The Automated Vehicle Safety Consortium (AVSC) recently released a new best practice for automated driving systems (ADS) developers.

This best practice recommends a bottom-up approach, enabling a better understanding of local environmental conditions, roadway geometries, physical infrastructure, zones and behavior of other road users. (SAE International)

The Automated Vehicle Safety Consortium (AVSC), an industry program of SAE Industry Technologies Consortia (SAE ITC), released a new best practice in April 2020 developed for automated driving systems (ADS) developers and manufacturers responsible for defining their ADS Operational Design Domain (ODD).

The Best Practice for Describing an Operational Design Domain: Conceptual Framework and Lexicon document establishes common terms and a framework in which to apply them. Where applicable, labels, definitions and measurement ranges are provided to promote consistent communication and to help ensure that users’ ADS expectations are aligned with capabilities.

The ODD generally defines when, where, and under what conditions an automated vehicle is designed to operate, or, specifically, those conditions in which it can't operate. “Guidance to date has been very general. The ODD is described by manufacturers for the ADS product that they put on the roads,” explained Edward Straub, executive director of AVSC. “This practice is a first step toward standardizing the way manufacturers describe their systems and reducing confusion in the public.”

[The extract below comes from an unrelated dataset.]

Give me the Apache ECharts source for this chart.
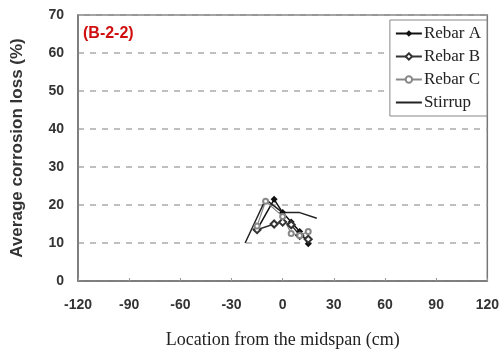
<!DOCTYPE html>
<html>
<head>
<meta charset="utf-8">
<script src="https://cdn.jsdelivr.net/npm/echarts@6/dist/echarts.min.js"></script>
<style>
  html, body { margin: 0; padding: 0; background: #fff; }
  #chart { width: 502px; height: 354px; }
</style>
</head>
<body>
<div id="chart"></div>
<script>
// Values: [location (cm), corrosion loss (%)]
const rebarA = [[-15, 13.5], [-5, 21.5], [0, 18], [5, 15.5], [10, 13], [15, 9.8]];
const rebarB = [[-15, 13.5], [-5, 15], [0, 15.5], [5, 14.8], [10, 12], [15, 11]];
const rebarC = [[-15, 14.5], [-10, 21], [0, 17], [5, 12.5], [10, 12], [15, 13]];
const stirrup = [[-22, 10], [-10, 21.5], [0, 18], [10, 18], [20, 16.5]];
const xTicks = [-120, -90, -60, -30, 0, 30, 60, 90, 120];
const panelLabel = '(B-2-2)';

const chart = echarts.init(document.getElementById('chart'));

const tickFont = { fontFamily: 'Liberation Sans', fontWeight: 'bold', fontSize: 14, color: '#333' };

chart.setOption({
  animation: false,
  grid: { left: 78, right: 14, top: 15, bottom: 73, show: true, borderColor: '#777', borderWidth: 1.5 },
  legend: {
    orient: 'vertical',
    right: 15,
    top: 20,
    itemWidth: 26,
    itemHeight: 8,
    itemGap: 6,
    padding: [5, 6, 5, 5],
    borderColor: '#888',
    borderWidth: 1,
    backgroundColor: '#fff',
    textStyle: { fontFamily: 'Liberation Serif', fontSize: 17, color: '#222', padding: [0, 0, 0, -3] },
    data: ['Rebar A', 'Rebar B', 'Rebar C', { name: 'Stirrup', itemStyle: { opacity: 0 } }]
  },
  graphic: [{
    type: 'text', left: 83, top: 26,
    style: { text: panelLabel, fill: '#d01010', font: 'bold 16px "Liberation Sans"' }
  }],
  xAxis: {
    type: 'value', min: xTicks[0], max: xTicks[xTicks.length - 1], interval: 30,
    name: 'Location from the midspan (cm)', nameLocation: 'middle', nameGap: 50,
    nameTextStyle: { fontFamily: 'Liberation Serif', fontSize: 18, color: '#222' },
    axisLine: { lineStyle: { color: '#777', width: 1.5 } },
    axisTick: { inside: true, length: 3, lineStyle: { color: '#999' } },
    axisLabel: Object.assign({ margin: 17 }, tickFont),
    splitLine: { show: false }
  },
  yAxis: {
    type: 'value', min: 0, max: 70, interval: 10,
    name: 'Average corrosion loss (%)', nameLocation: 'middle', nameGap: 52,
    nameTextStyle: { fontFamily: 'Liberation Sans', fontWeight: 'bold', fontSize: 17, color: '#333' },
    axisLine: { show: true, onZero: false, lineStyle: { color: '#777', width: 1.5 } },
    axisTick: { show: false },
    axisLabel: Object.assign({ margin: 14 }, tickFont),
    splitLine: { lineStyle: { color: '#aaa', type: [6, 6], width: 1.5 } }
  },
  series: [
    {
      name: 'Rebar A', type: 'line', data: rebarA,
      symbol: 'diamond', symbolSize: 7,
      lineStyle: { color: '#111', width: 1.5 }, itemStyle: { color: '#111' }
    },
    {
      name: 'Rebar B', type: 'line', data: rebarB,
      symbol: 'emptyDiamond', symbolSize: 7,
      lineStyle: { color: '#333', width: 1.5 }, itemStyle: { color: '#333', borderWidth: 1 }
    },
    {
      name: 'Rebar C', type: 'line', data: rebarC,
      symbol: 'emptyCircle', symbolSize: 5,
      lineStyle: { color: '#888', width: 1.2 }, itemStyle: { color: '#888', borderWidth: 1 }
    },
    {
      name: 'Stirrup', type: 'line', data: stirrup,
      symbol: 'none', showSymbol: false,
      lineStyle: { color: '#222', width: 1.5 }, itemStyle: { color: '#222' }
    }
  ]
});
</script>
</body>
</html>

“With this new best practice, we try to address the potential for confusion by doing two things: first, publishing a conceptual framework manufacturers could consistently follow when describing their ODD, and secondly, by creating an initial version of a lexicon for some of those variables that manufacturers could use when they create that description,” Straub shared with Automotive Engineering. “With a shared set of definitions, transportation agencies and industry can better communicate with each other – and the public – about ADS deployments, tests, and operations.”

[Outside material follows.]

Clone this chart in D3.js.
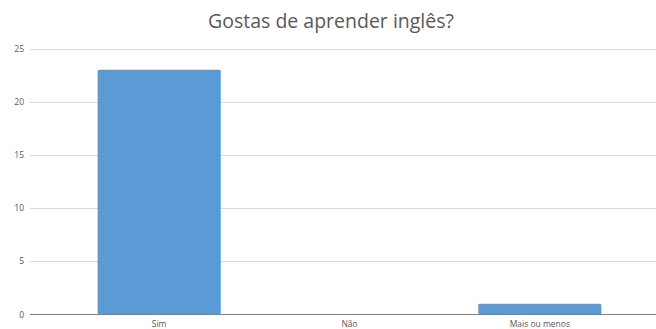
<!DOCTYPE html>
<html>
<head>
<meta charset="utf-8">
<script src="https://cdn.jsdelivr.net/npm/d3@7"></script>
<style>
  html, body { margin: 0; padding: 0; background: #fff; }
  svg { display: block; }
</style>
</head>
<body>
<svg id="chart" width="656" height="329"></svg>
<script>
const title = "Gostas de aprender inglês?";
const categories = ["Sim", "Não", "Mais ou menos"];
const values = [23, 0, 1];
const yTicks = [0, 5, 10, 15, 20, 25];

const svg = d3.select("#chart");
const W = 656, H = 329;
const plot = { left: 30, right: 656, top: 48.5, bottom: 314.5 };

const x = d3.scaleBand()
  .domain(categories)
  .range([64, 635])
  .paddingInner(0.353)
  .paddingOuter(0.1765);

const y = d3.scaleLinear().domain([0, 25]).range([plot.bottom, plot.top]);

// title
svg.append("text")
  .attr("x", 331).attr("y", 28)
  .attr("text-anchor", "middle")
  .attr("font-family", "Open Sans, Lato, sans-serif")
  .attr("font-size", 19.5)
  .attr("fill", "#595959")
  .text(title);

// gridlines
svg.append("g").selectAll("line")
  .data(yTicks.filter(d => d !== 0))
  .join("line")
  .attr("x1", plot.left).attr("x2", plot.right)
  .attr("y1", d => Math.round(y(d)) + 0.5).attr("y2", d => Math.round(y(d)) + 0.5)
  .attr("stroke", "#d9d9d9").attr("stroke-width", 1);

// y tick labels
svg.append("g").selectAll("text")
  .data(yTicks)
  .join("text")
  .attr("x", 24).attr("y", d => y(d) + 3)
  .attr("text-anchor", "end")
  .attr("font-family", "Open Sans, sans-serif")
  .attr("font-size", 8.5)
  .attr("fill", "#595959")
  .text(d => d);

// bars
svg.append("g").selectAll("rect")
  .data(categories.map((c, i) => ({ c, v: values[i] })).filter(d => d.v > 0))
  .join("rect")
  .attr("x", d => x(d.c))
  .attr("width", x.bandwidth())
  .attr("y", d => y(d.v))
  .attr("height", d => y(0) - y(d.v))
  .attr("rx", 1.5)
  .attr("fill", "#5b9bd5");

// x axis line
svg.append("line")
  .attr("x1", plot.left).attr("x2", plot.right)
  .attr("y1", y(0)).attr("y2", y(0))
  .attr("stroke", "#7f7f7f").attr("stroke-width", 1.2);

// category labels
svg.append("g").selectAll("text")
  .data(categories)
  .join("text")
  .attr("x", d => x(d) + x.bandwidth() / 2)
  .attr("y", 327)
  .attr("text-anchor", "middle")
  .attr("font-family", "Open Sans, sans-serif")
  .attr("font-size", 8.5)
  .attr("fill", "#595959")
  .text(d => d);
</script>
</body>
</html>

The document provides a framework and a common vocabulary. “Again, it's not defining ODD by any stretch. That's up to the manufacturer. Following the framework, more standardized descriptions should be created which will streamline the communication process between industry and public agencies,” he explained. The vehicles may be measuring different things, which again will be up to the manufacturer, but the descriptions will be similar, and it will help the using-public calibrate their expectations around the performance of these vehicles.

Straub noted that the framework really begins with identification of the road and route network, mapping and defining that in detail. Moving on then to characterizing the fixed infrastructure around it and then describing and characterizing the operational constraints, which can be captured in a human-understandable narrative.

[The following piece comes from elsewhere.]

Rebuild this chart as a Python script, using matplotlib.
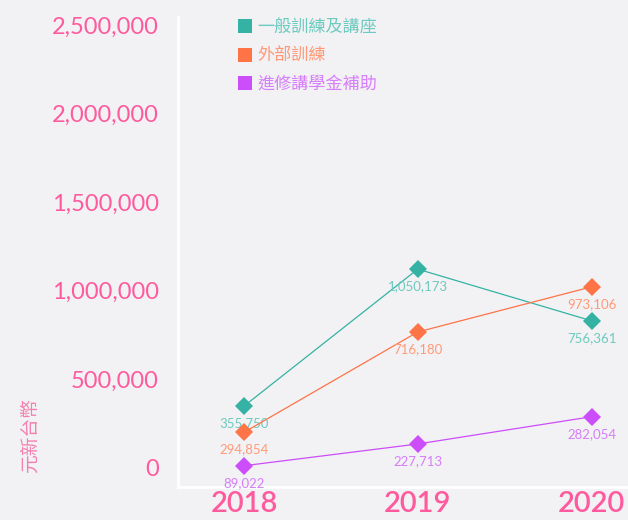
import matplotlib.pyplot as plt
from matplotlib.lines import Line2D
from matplotlib.ticker import FuncFormatter

# Data (marker positions, plus the printed data labels)
years = [2018, 2019, 2020]
series_names = ['一般訓練及講座', '外部訓練', '進修講學金補助']
general = [348000, 1122000, 830000]
external = [200000, 767000, 1022000]
scholarship = [11000, 134000, 288000]
general_labels = [355750, 1050173, 756361]
external_labels = [294854, 716180, 973106]
scholarship_labels = [89022, 227713, 282054]

colors = ['#34b3a4', '#ff7447', '#cc4dfa']
label_colors = ['#6ccbbf', '#ff9a78', '#d67efb']
pink = '#ff5a9e'
bg = '#f2f1f4'

plt.rcParams['font.family'] = ['Lato', 'Noto Sans CJK TC', 'DejaVu Sans']

fig = plt.figure(figsize=(6.28, 5.2), dpi=100, facecolor=bg)
ax = fig.add_axes([0.2834, 0.0635, 0.7166, 0.9035], facecolor=bg)

all_values = [general, external, scholarship]
all_labels = [general_labels, external_labels, scholarship_labels]
for vals, labs, c, lc in zip(all_values, all_labels, colors, label_colors):
    ax.plot(years, vals, color=c, linewidth=0.9, marker='D', markersize=9,
            markeredgewidth=0, zorder=3)
    for x, y, t in zip(years, vals, labs):
        ax.annotate(f'{t:,}', (x, y), xytext=(0, -8), textcoords='offset points',
                    ha='center', va='top', color=lc, fontsize=9.5)

ax.set_xlim(2018 - 0.38, 2020 + 0.21)
ax.set_ylim(-109000, 2546000)
ax.set_xticks(years)
ax.set_yticks([0, 500000, 1000000, 1500000, 2000000, 2500000])
ax.yaxis.set_major_formatter(FuncFormatter(lambda v, p: f'{int(v):,}'))
ax.tick_params(axis='y', length=0, labelsize=17, labelcolor=pink, pad=14)
ax.tick_params(axis='x', length=0, labelsize=21, labelcolor=pink, pad=3)
for lab in ax.get_xticklabels():
    lab.set_fontweight('semibold')

for side in ['top', 'right']:
    ax.spines[side].set_visible(False)
for side in ['left', 'bottom']:
    ax.spines[side].set_color('white')
    ax.spines[side].set_linewidth(2)

fig.text(0.048, 0.163, '元新台幣', rotation=90, ha='center', va='center',
         color='#f47fb0', fontsize=13.5, family=['Noto Sans CJK TC'])

handles = [Line2D([], [], linestyle='none', marker='s', markersize=9.5,
                  markeredgewidth=0, color=c) for c in colors]
leg = ax.legend(handles, series_names, loc='upper left', bbox_to_anchor=(0.1, 1.03),
                frameon=False, handlelength=0.8, handletextpad=0.3, labelspacing=0.6,
                prop={'family': ['Noto Sans CJK TC'], 'size': 12.3})
for txt, lc in zip(leg.get_texts(), label_colors):
    txt.set_color(lc)

plt.savefig('out.png', dpi=100, facecolor=bg)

“We call that a bottom-up approach,” he noted. “Bottom-up meaning you're starting right at the ground, right at the road network and saying this is the geography that an ADS will operate in, these are the very specific roads that they’ll operate on. And that's different from some of the other conversations around ODD that happened earlier – and sometimes still happen – where people are expecting ADS to operate on a certain type of road.”

With a mission to publish best practices that will inform and lead to industry-wide standards advancing the safe deployment of ADSs, the AVSC is working closely with the SAE International Standards Committees and discussing the introduction of the content of the Best Practice for Describing an Operational Design Domain: Conceptual Framework and Lexicon to them.

“Our hope and plans are that the concepts in our work is integrated into open-industry SAE J-standards. These discussions are happening now with AVSC’s first best practice In-Vehicle Fallback Test Driver Selection, Training, and Oversight Procedures for Automated Vehicles Under Test  and we are pleased about it.”